I don't like posting about Work. Sure, I love telling the occasional classroom anecdote, carefully stripped of any potentially revealing or identifying characteristics but with its core intact, or talking about academia as a field but the "My boss is a pain in the ass" stuff has never been my style and for obvious reasons isn't a good idea for me or anyone else. Fortunately my father and I have jobs that are similar in one crucial respect even though they are quite different, so let's talk in completely anonymous terms about his field instead.

My dad is a local judge. One of the best, if not THE best, parts of being a judge is that the position is essentially held for life as long as you continue to show up to work and do at least the bare minimum amount of work required to claim that you are doing your job. True, state and county judges do not properly hold lifetime appointments in the same way that a Federal judge does in the United States, but let's just say the obstacles to keeping the job once you have it are not formidable in most states. In that sense, judges are very much like professors with tenure. You can do a really half-assed job if you so choose, but short of not showing up to do the job or violating one's contract (punching a student, disappearing for a month, not grading student work, etc) they can't fire you. Similarly, I imagine that judges vary in their activity levels from the bulk of them trying earnestly to do their job well (either to advance professionally or just because of their personality) and some doing as little as possible. That is any and every workplace. One of the leading frustrations people have regardless of profession is the sense, or reality, that not everyone is doing their fair share. Such is life.

What amazes me when my dad tells stories about issues or conflicts at work (not about actual courtroom things, but interactions among coworkers) is how similar the stories sound to ones I hear from academic friends. Of course part of the explanation is that every workplace is the same on some level; people gripe, have petty feuds, gossip, and so on. From the White House to White Castle, that is just the nature of the proverbial office water cooler. But in my line of work and Elder Ed's, the fact that coworkers engage in pitched battles with one another makes even less sense than it usually does. Nobody can get fired. Why in the name of god do people feel the need to quarrel and cause problems when it is explicit that all anyone – everyone – has to do is to continue showing up and if that high standard is met, everyone gets a paycheck pretty much indefinitely?

The other amazing thing is that both of these professions fall under the "Challenging, not hard" category. In one sense we both have what amounts to the easiest job in the world; we sit on our asses all day and spend a varying amount of time talking. We have to write things. Mentally the jobs can be difficult and stressful, but as I like to say, being a professor ain't exactly coal mining. Intellectually it is trying. Physically it's the closest you can get to being paid to lie on a couch.

Despite every word of what I just said being true, people in jobs like this still feel the need – for reasons I have the most difficult time fathoming – to fuck with their coworkers.
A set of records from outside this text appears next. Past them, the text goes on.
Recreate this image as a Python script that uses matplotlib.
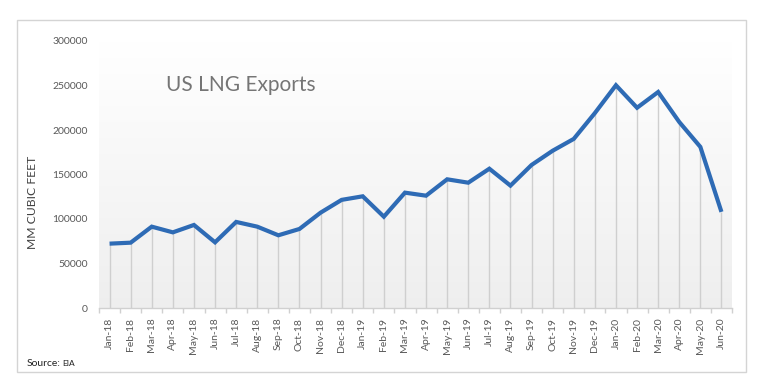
import matplotlib
matplotlib.use("Agg")
import matplotlib.pyplot as plt
import numpy as np
from matplotlib.patches import Rectangle
from matplotlib.ticker import FixedLocator

plt.rcParams['font.family'] = ['Lato', 'DejaVu Sans']

months = ["Jan-18", "Feb-18", "Mar-18", "Apr-18", "May-18", "Jun-18", "Jul-18", "Aug-18",
          "Sep-18", "Oct-18", "Nov-18", "Dec-18", "Jan-19", "Feb-19", "Mar-19", "Apr-19",
          "May-19", "Jun-19", "Jul-19", "Aug-19", "Sep-19", "Oct-19", "Nov-19", "Dec-19",
          "Jan-20", "Feb-20", "Mar-20", "Apr-20", "May-20", "Jun-20"]
exports = [72300, 73400, 91400, 85000, 93300, 73800, 96700, 91400,
           81700, 88800, 107100, 121500, 125500, 102600, 129600, 126200,
           144600, 140800, 156500, 137500, 160700, 176700, 190000, 219000,
           250300, 225000, 242700, 209000, 181000, 108000]
yticks = [0, 50000, 100000, 150000, 200000, 250000, 300000]

W, H = 776, 390
fig = plt.figure(figsize=(W / 100, H / 100), dpi=100)
fig.patch.set_facecolor("white")

# outer frame
fig.patches.append(Rectangle((17 / W, 1 - 372 / H), (746 - 17) / W, (372 - 20) / H,
                             transform=fig.transFigure, fill=False,
                             edgecolor="#d4d4d4", linewidth=1.0))

ax = fig.add_axes([99 / W, 1 - 308 / H, (732 - 99) / W, (308 - 41) / H])
x = np.arange(len(months))
ax.set_xlim(-0.5, len(months) - 0.5)
ax.set_ylim(0, 300000)

# gradient background
grad = np.linspace(1.0, 0.0, 256).reshape(-1, 1)
top = np.array([1.0, 1.0, 1.0])
bot = np.array([0.935, 0.935, 0.935])
img = top * grad[..., None] + bot * (1 - grad[..., None])
ax.imshow(img, extent=[-0.5, len(months) - 0.5, 0, 300000], aspect="auto",
          zorder=0, origin="upper")

# drop lines
ax.vlines(x, 0, exports, color="#cfcfcf", linewidth=1.0, zorder=1)
ax.plot(x, exports, color="#2E6BB5", linewidth=3.0, solid_joinstyle="miter",
        solid_capstyle="butt", zorder=3)

for s in ["top", "right", "left"]:
    ax.spines[s].set_visible(False)
ax.spines["bottom"].set_color("#d0d0d0")
ax.spines["bottom"].set_linewidth(1.0)

ax.set_yticks(yticks)
ax.set_yticklabels([str(v) for v in yticks])
ax.tick_params(axis="y", length=0, pad=8, labelsize=7.5, labelcolor="#595959")

ax.set_xticks(x)
ax.set_xticklabels(months, rotation=90)
ax.tick_params(axis="x", which="major", length=0, pad=7, labelsize=7.5, labelcolor="#595959")
ax.xaxis.set_minor_locator(FixedLocator(np.arange(-0.5, len(months), 1.0)))
ax.tick_params(axis="x", which="minor", length=3.5, color="#d0d0d0", width=1.0)

ax.set_ylabel("MM CUBIC FEET", fontsize=8.7, color="#404040")
ax.yaxis.set_label_coords(-(99 - 38) / (732 - 99), (308 - 202) / (308 - 41))

fig.text(166 / W, 1 - 85 / H, "US LNG Exports", fontsize=15, color="#757575",
         ha="left", va="center")

fig.text(27 / W, 1 - 364 / H, "Source:", fontsize=7.5, color="#222222", ha="left", va="center")
fig.text(62 / W, 1 - 364 / H, "EIA", fontsize=6, color="#222222", ha="left", va="center")

fig.savefig("out.png", dpi=100, facecolor="white")
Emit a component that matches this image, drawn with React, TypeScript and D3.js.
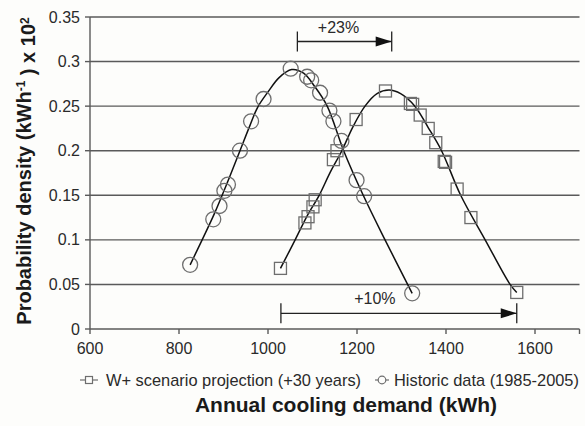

My best guess is that it boils down to insecure people with fragile egos that require constant stroking and the perception of "insults" where a normal person would either not see one or see it and think, "Yeah but who gives a shit?" If one judge tells another "You are a moron and you don't know anything about the law," why would anyone bother responding with anything beyond "Oh, OK."? And why would anyone care enough to say that to a colleague in the first place? We can't get fired. We have life by the balls. Why, under such conditions, would anyone care about their colleagues' opinions or feel compelled to offer their own unsolicited? If I think you suck at your job it profits me nothing to say so. You will continue to get a paycheck and so will I. It does not matter what you think of me nor I of you. So really, what's the point?

People just need to make drama and conflict, perhaps. Even when none exists and nothing can be gained by creating it. Maybe it's the same impulse that led cavemen to paint on rocks, except in this example we replace the urge for creative expression with the urge to be a dick and start fights every time our fee-fees get hurt or we're bored.